Monday, August 2, 2010

Looking ahead

When we consider the future for Abby we try to find a balancing act between being adequately prepared but not wasting too much time thinking about what might be. It is a hard line to walk. I want to be over prepared. It's my nature. Brian has to remind me regularly that we really don't know what the future holds for Abby so planning too much is a complete waste of time. I guess we balance each other out.

Last week we took the big kids to Six Flags. While waiting for one of the roller coasters we got "bumped" for people who came into line through the exit. We were curious why and quickly realized the answer. A young man (probably about 15) with a subtle handicap got on the ride with his family. He was super thin (like Abby), hypotonic (again, like Abby) and was "flappy" (hmm... sounds very familiar). Brian and I looked at each other and smiled through some tears.

We never thought about those moments. She can't stand for long periods of time and she can't regulate her body temperature... therefore waiting on long lines would be impossible. That being said she has every right to ride rides and go to amusement parks. So one day that will be her. For some reason this sparked a weekend long conversation about what comes next. Right now when we take walks she rides in the wagon. When we go out we ALWAYS take a stroller because she tires in about 15 minutes of walking. The wagon and the stroller work for now. But what happens when she is 5 or 6 or 12??? Will she have to use a wheelchair in these instances? Will she need a crutch? Will she grow strong enough that she can persist longer distances?

There are so many "what if's". Frankly it is frustrating. We know that we need to have money set aside for braces, accommodative equipment for home, helmets for home and school, etc. But what happens when we take it a step further? I don't even know where to go to take that next step. When you're pregnant you read all the books. They tell you about breast feeding and diapering and what to do when they get sick. What book do you read to figure out what equipment your disabled child will need next???

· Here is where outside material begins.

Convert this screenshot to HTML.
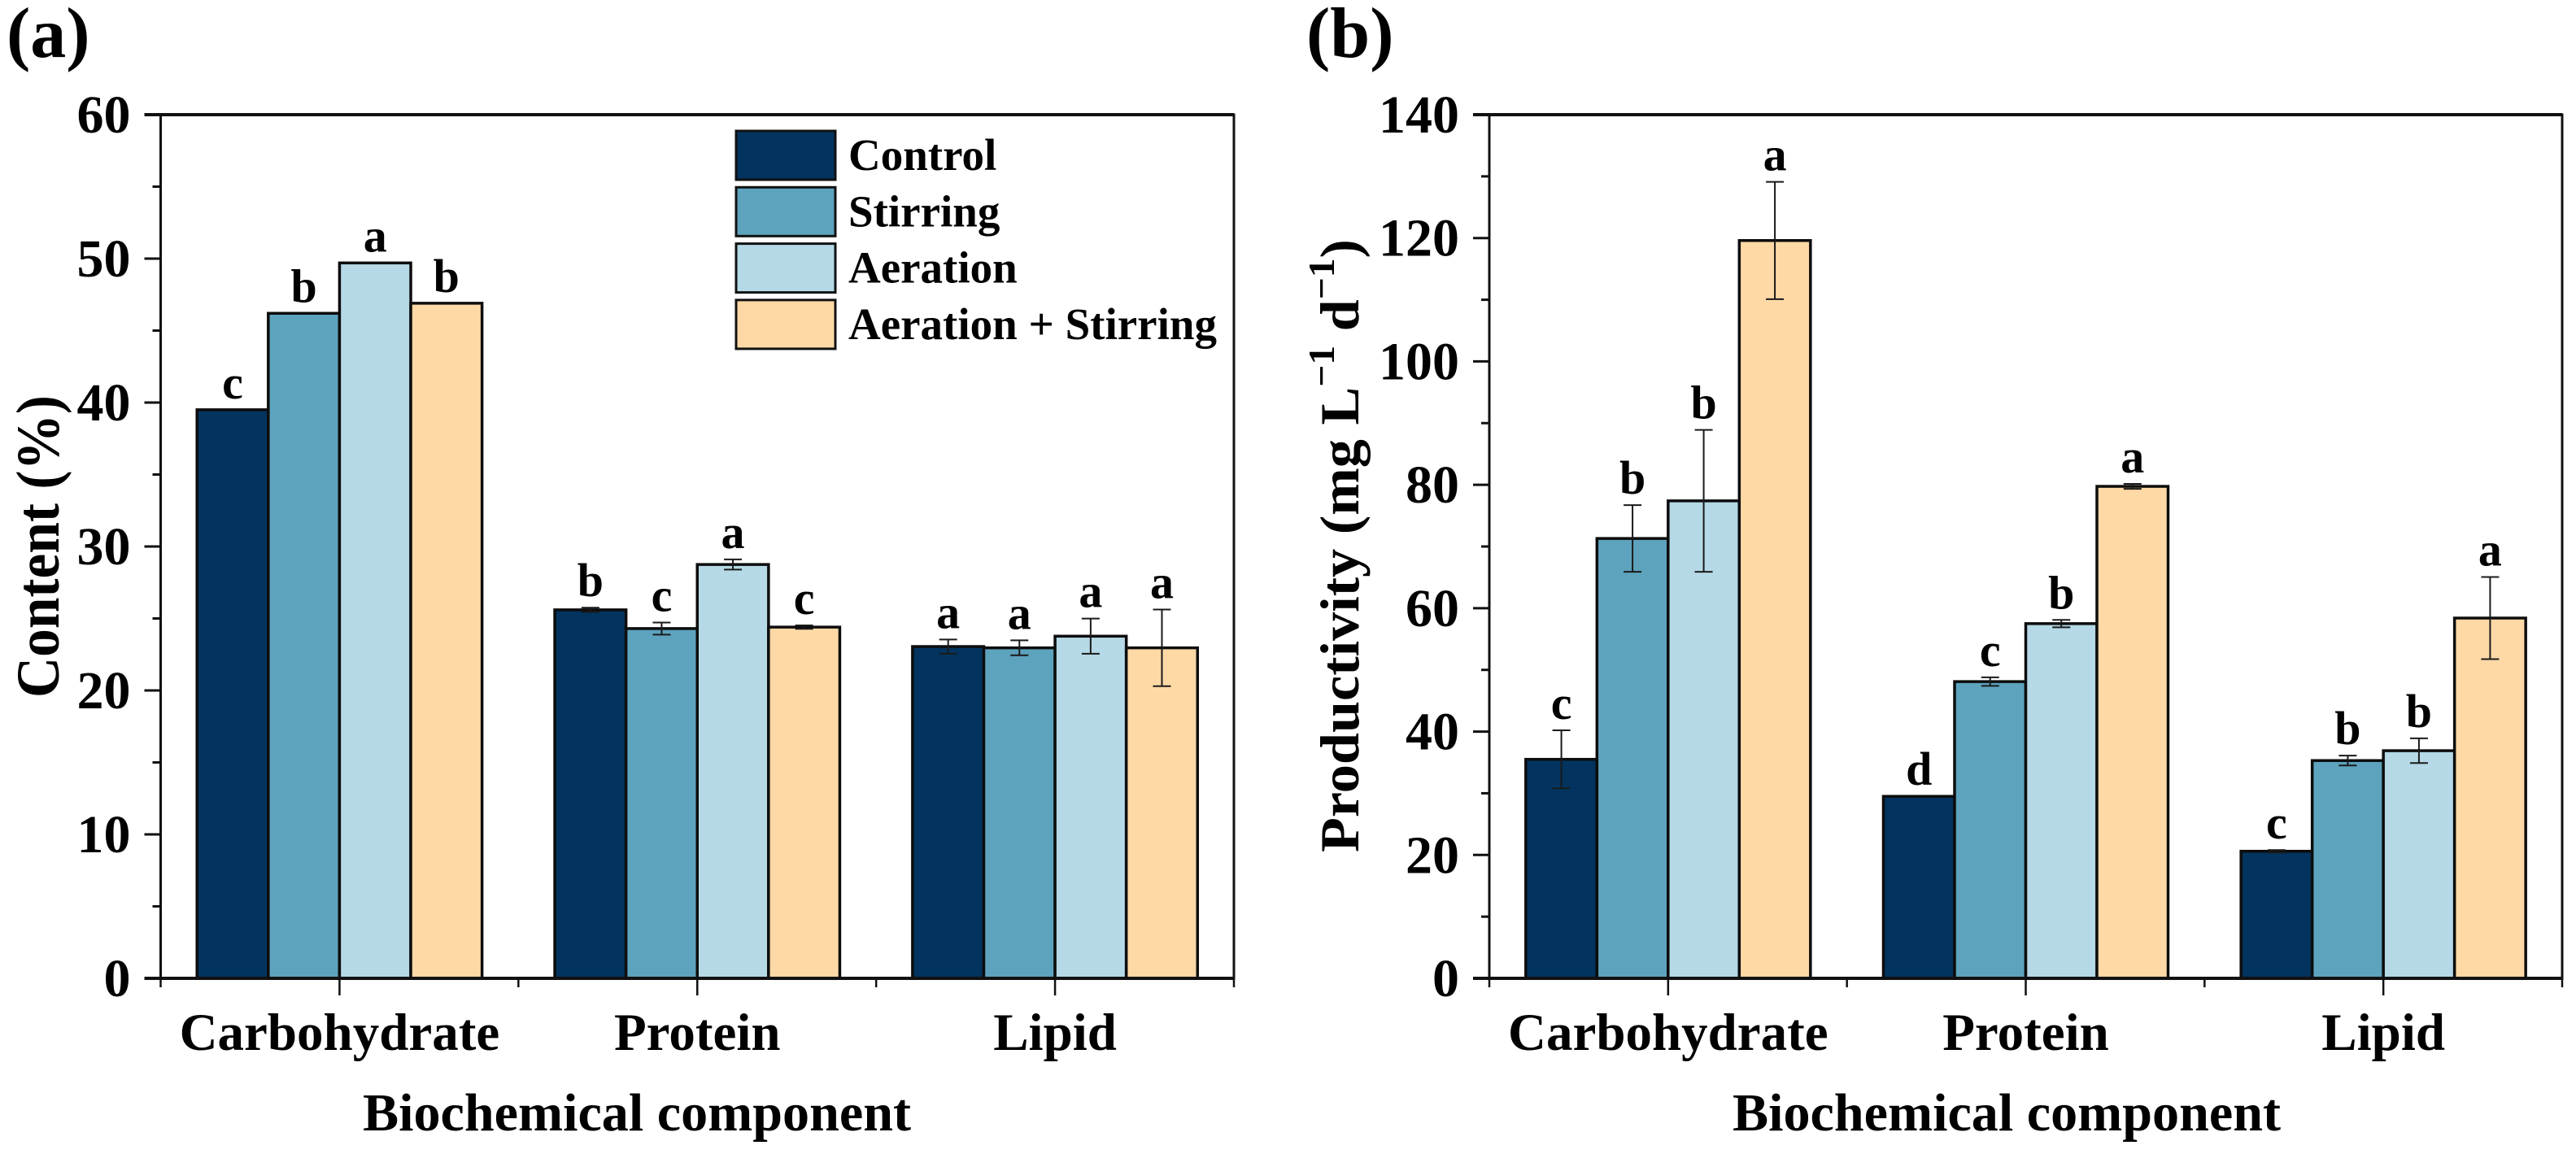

  1. It's a fine line between planning for the future and setting "expectations" for the future. There's a good reason that there's no "book" for what your disabled will need, because no one knows! And every child is different. And you don't want to plan for the future and at the same time, without realizing it, limit what you expect your child to do. So, just like all of our kids, typical or no, we just take it as it comes! When you need something, even if it's temporary, you'll know (or someone, like a therapist or doctor will tell you, and then you can even come up with a solution on your own - special needs parents are very creative!)